Notes
West Side Stories: Situating the Settlement House in 'Smart' Urban Design
Gregory Donovan (Fordham University)
This paper considers how smart urban design shapes modes of knowing and belonging in two Manhattan developments (the Amsterdam Houses and Hudson Yards) and how the settlement house provides a space for intervening in such shaping on behalf of dispossessed communities. Established at the beginning of the 20th century, settlement houses are internationally networked multi-service neighborhood centers committed to building and strengthening the collective assets and capacities of a community so as to facilitate both social work and social change (Koerin 2003).

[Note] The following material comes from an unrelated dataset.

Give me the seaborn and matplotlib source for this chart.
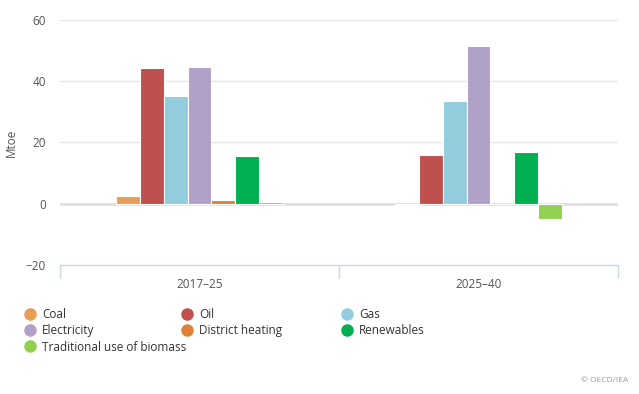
import pandas as pd
import matplotlib.pyplot as plt
import seaborn as sns
from matplotlib.lines import Line2D

# data (Mtoe)
periods = ['2017\u201325', '2025\u201340']
fuels = ['Coal', 'Oil', 'Gas', 'Electricity', 'District heating',
         'Renewables', 'Traditional use of biomass']
values_2017_25 = [2.5, 44.2, 35.3, 44.5, 1.2, 15.6, 0.6]
values_2025_40 = [-0.4, 16.0, 33.4, 51.4, 0.0, 17.0, -5.0]
colors = ['#EB9C55', '#C0504D', '#93CDDD', '#B1A0C7', '#E0813A', '#00B050', '#92D050']

rows = []
for p, vals in zip(periods, [values_2017_25, values_2025_40]):
    for f, v in zip(fuels, vals):
        rows.append({'period': p, 'fuel': f, 'value': v})
df = pd.DataFrame(rows)

sns.set_style('white')
plt.rcParams['font.family'] = ['Open Sans', 'DejaVu Sans']

fig = plt.figure(figsize=(6.39, 3.94), dpi=100)
ax = fig.add_axes([60 / 639, 1 - 265 / 394, 558 / 639, 245 / 394])

sns.barplot(data=df, x='period', y='value', hue='fuel', hue_order=fuels,
            palette=colors, width=0.6, edgecolor='white', linewidth=0.8,
            saturation=1, legend=False, ax=ax, zorder=3)

ax.set_ylim(-20, 60)
ax.set_xlim(-0.5, 1.5)
ax.set_yticks([-20, 0, 20, 40, 60])
for y in [20, 40, 60]:
    ax.axhline(y, color='#e6e6e6', lw=1, zorder=0)
ax.axhline(0, color='#e0e0e0', lw=2, zorder=1)

for s in ['top', 'right', 'left']:
    ax.spines[s].set_visible(False)
ax.spines['bottom'].set_color('#ccd6eb')
ax.spines['bottom'].set_linewidth(1)

ax.set_xticks([-0.5, 0.5, 1.5], minor=True)
ax.tick_params(axis='x', which='minor', bottom=True, length=9, color='#ccd6eb', width=1)
ax.tick_params(axis='x', which='major', length=0, pad=9, labelsize=8.5, labelcolor='#555555')
ax.tick_params(axis='y', length=0, pad=10, labelsize=8.5, labelcolor='#555555')

ax.set_xlabel('')
ax.set_ylabel('Mtoe', fontsize=8.5, color='#555555')
ax.yaxis.set_label_coords(-42 / 558, 0.5)

# legend: three columns laid out like the original
cols = [[0, 3, 6], [1, 4], [2, 5]]
xs = [17 / 639, 174 / 639, 334 / 639]
for xpos, idx in zip(xs, cols):
    handles = [Line2D([], [], marker='o', ls='', markersize=8,
                      markerfacecolor=colors[i], markeredgecolor=colors[i]) for i in idx]
    fig.legend(handles, [fuels[i] for i in idx], loc='upper left',
               bbox_to_anchor=(xpos, 1 - 302 / 394), frameon=False,
               fontsize=8.5, handletextpad=0.4, labelspacing=0.28,
               borderpad=0, handlelength=1.2, labelcolor='#333333')

fig.text(628 / 639, 1 - 381 / 394, '\u00a9 OECD/IEA', ha='right', va='center',
         fontsize=6, color='#999999')

fig.savefig('out.png', dpi=100)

An ongoing educational ethnography of a undergraduate community-engaged learning course is drawn on to analyze an area of Manhattan’s West Side previously redeveloped by Robert Moses and now undergoing what Sassen (2004) has described as “urban agglomeration in the digital era.” While Hudson Yards is an affluent development infused with proprietary platforms and algorithms that enroll tenants in a "quantitative community," the predominantly Black and Hispanic residents of Amsterdam Houses continue to experience increased policing, segregation, unemployment, and threat of displacement. In 2011 alone, police frisked 754 people in and around the Amsterdam Houses—quantifying this community in a radically different way than Hudson Yards. The course thus engages students in participatory work with a settlement house attached to the Amsterdam Houses so as to imagine how a city designed for social justice could help re-present and re-work uneven flows of wealth, power, and privilege. Extrapolating from open data, field notes, and community-based workshops, this paper situates the settlement house as a space for building countertopographies that unflatten the differential effects of smart urbanism and can inform the design of more just and sustainable modes of knowing and belonging among dispossessed communities.